● DIRECTIONS FOR THIS TASK
The lines to extract run from the first line of the material below to the line containing "ax = fig.add_axes([246", both included; leave the pictures behind.

● DATASET EXCERPT
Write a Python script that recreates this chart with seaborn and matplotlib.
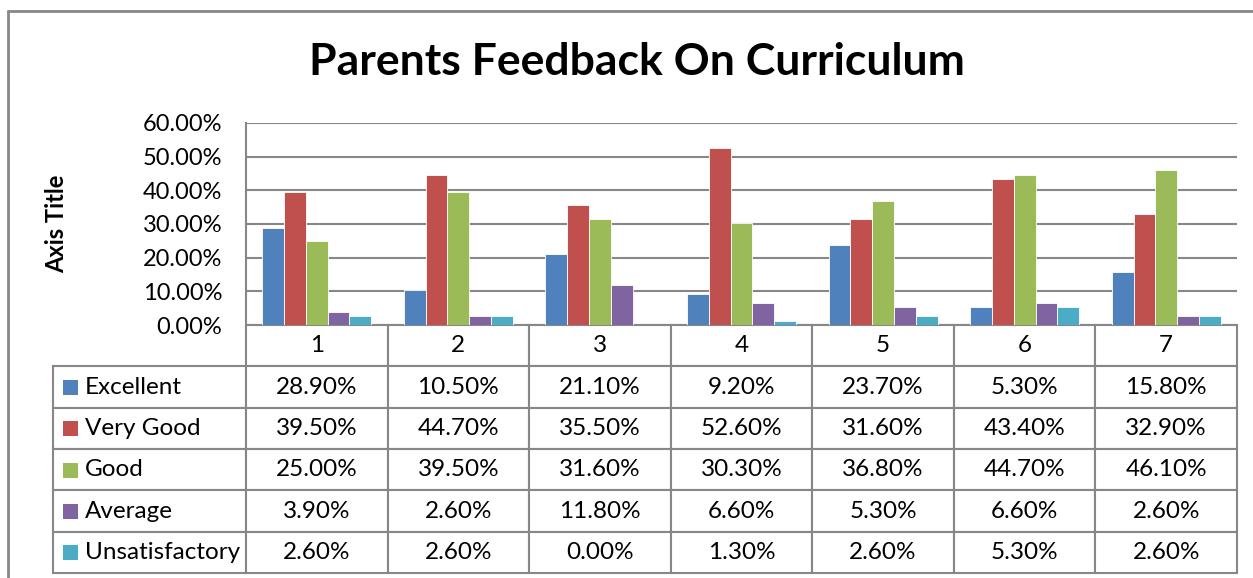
import pandas as pd
import seaborn as sns
import matplotlib.pyplot as plt
from matplotlib.patches import Rectangle
from matplotlib.lines import Line2D

categories = ["1", "2", "3", "4", "5", "6", "7"]
ratings = ["Excellent", "Very Good", "Good", "Average", "Unsatisfactory"]
excellent = [28.9, 10.5, 21.1, 9.2, 23.7, 5.3, 15.8]
very_good = [39.5, 44.7, 35.5, 52.6, 31.6, 43.4, 32.9]
good = [25.0, 39.5, 31.6, 30.3, 36.8, 44.7, 46.1]
average = [3.9, 2.6, 11.8, 6.6, 5.3, 6.6, 2.6]
unsatisfactory = [2.6, 2.6, 0.0, 1.3, 2.6, 5.3, 2.6]
y_ticks = [0, 10, 20, 30, 40, 50, 60]

colors = ["#4F81BD", "#C0504D", "#9BBB59", "#8064A2", "#4BACC6"]
grid_col = "#878787"

series = [excellent, very_good, good, average, unsatisfactory]
df = pd.DataFrame({
    "Category": categories * len(ratings),
    "Rating": [r for r in ratings for _ in categories],
    "Value": [v for s in series for v in s],
})

sns.set_theme(style="white")
plt.rcParams["font.family"] = ["Lato", "DejaVu Sans"]
plt.rcParams["text.color"] = "black"
plt.rcParams["axes.labelcolor"] = "black"
plt.rcParams["ytick.color"] = "black"

fig = plt.figure(figsize=(12.53, 5.78), dpi=100)
ax = fig.add_axes([246 / 1253, 1 - 325 / 578, 991 / 1253, 202 / 578])

sns.barplot(data=df, x="Category", y="Value", hue="Rating", hue_order=ratings,
            palette=colors, width=0.77, edgecolor="white", linewidth=0.6,
            saturation=1, ax=ax, legend=False)

ax.set_ylim(0, 60)
ax.set_xlim(-0.5, len(categories) - 0.5)
ax.set_yticks(y_ticks)
ax.set_yticklabels([f"{t:.2f}%" for t in y_ticks], fontsize=17)
ax.set_xticks([])
ax.set_xlabel("")
ax.set_ylabel("Axis Title", fontsize=17, fontweight="bold")
ax.yaxis.set_label_coords(-178 / 991, 0.5)
ax.tick_params(axis="y", length=0, pad=17)
ax.yaxis.grid(True, color=grid_col, linewidth=1.5)
ax.set_axisbelow(True)
for side in ["top", "right", "bottom"]:
    ax.spines[side].set_visible(False)
ax.spines["left"].set_color(grid_col)
ax.spines["left"].set_linewidth(1.5)

# Data table below the plot
cell_text = [[""] + categories]
for name, s in zip(ratings, series):
    cell_text.append([name] + [f"{v:.2f}%" for v in s])

label_w = 193
col_w = 991 / len(categories)
tbl = ax.table(cellText=cell_text,
               colWidths=[label_w] + [col_w] * len(categories),
               bbox=[-label_w / 991, -248 / 202, (label_w + 991) / 991, 248 / 202],
               cellLoc="center")
tbl.auto_set_font_size(False)
tbl.set_fontsize(17.5)
for (r, c), cell in tbl.get_celld().items():
    cell.set_edgecolor(grid_col)
    cell.set_linewidth(1.5)
    cell.get_text().set_color("black")
    if r == 0 and c == 0:
        cell.visible_edges = ""
    if c == 0 and r > 0:
        cell.get_text().set_ha("left")
        cell.PAD = 32 / 193

# legend keys inside the label column
for i, col in enumerate(colors):
    y_center = 1 - (367 + 20.6 + i * 41.2) / 578
    fig.patches.append(Rectangle((63 / 1253, y_center - 7.5 / 578), 15 / 1253, 15 / 578,
                                 transform=fig.transFigure, facecolor=col,
                                 edgecolor="none"))

fig.text(637 / 1253, 1 - 62 / 578, "Parents Feedback On Curriculum",
         ha="center", va="center", fontsize=32, fontweight="bold", color="black")

# chart area border (top and left visible)
fig.add_artist(Line2D([8 / 1253, 8 / 1253], [0, 1 - 11 / 578],
                      transform=fig.transFigure, color=grid_col, linewidth=2))
fig.add_artist(Line2D([8 / 1253, 1], [1 - 11 / 578, 1 - 11 / 578],
                      transform=fig.transFigure, color=grid_col, linewidth=2))

fig.savefig("out.png", dpi=100, facecolor="white")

● EXPECTED OUTPUT
Write a Python script that recreates this chart with seaborn and matplotlib.
import pandas as pd
import seaborn as sns
import matplotlib.pyplot as plt
from matplotlib.patches import Rectangle
from matplotlib.lines import Line2D

categories = ["1", "2", "3", "4", "5", "6", "7"]
ratings = ["Excellent", "Very Good", "Good", "Average", "Unsatisfactory"]
excellent = [28.9, 10.5, 21.1, 9.2, 23.7, 5.3, 15.8]
very_good = [39.5, 44.7, 35.5, 52.6, 31.6, 43.4, 32.9]
good = [25.0, 39.5, 31.6, 30.3, 36.8, 44.7, 46.1]
average = [3.9, 2.6, 11.8, 6.6, 5.3, 6.6, 2.6]
unsatisfactory = [2.6, 2.6, 0.0, 1.3, 2.6, 5.3, 2.6]
y_ticks = [0, 10, 20, 30, 40, 50, 60]

colors = ["#4F81BD", "#C0504D", "#9BBB59", "#8064A2", "#4BACC6"]
grid_col = "#878787"

series = [excellent, very_good, good, average, unsatisfactory]
df = pd.DataFrame({
    "Category": categories * len(ratings),
    "Rating": [r for r in ratings for _ in categories],
    "Value": [v for s in series for v in s],
})

sns.set_theme(style="white")
plt.rcParams["font.family"] = ["Lato", "DejaVu Sans"]
plt.rcParams["text.color"] = "black"
plt.rcParams["axes.labelcolor"] = "black"
plt.rcParams["ytick.color"] = "black"

fig = plt.figure(figsize=(12.53, 5.78), dpi=100)
ax = fig.add_axes([246 / 1253, 1 - 325 / 578, 991 / 1253, 202 / 578])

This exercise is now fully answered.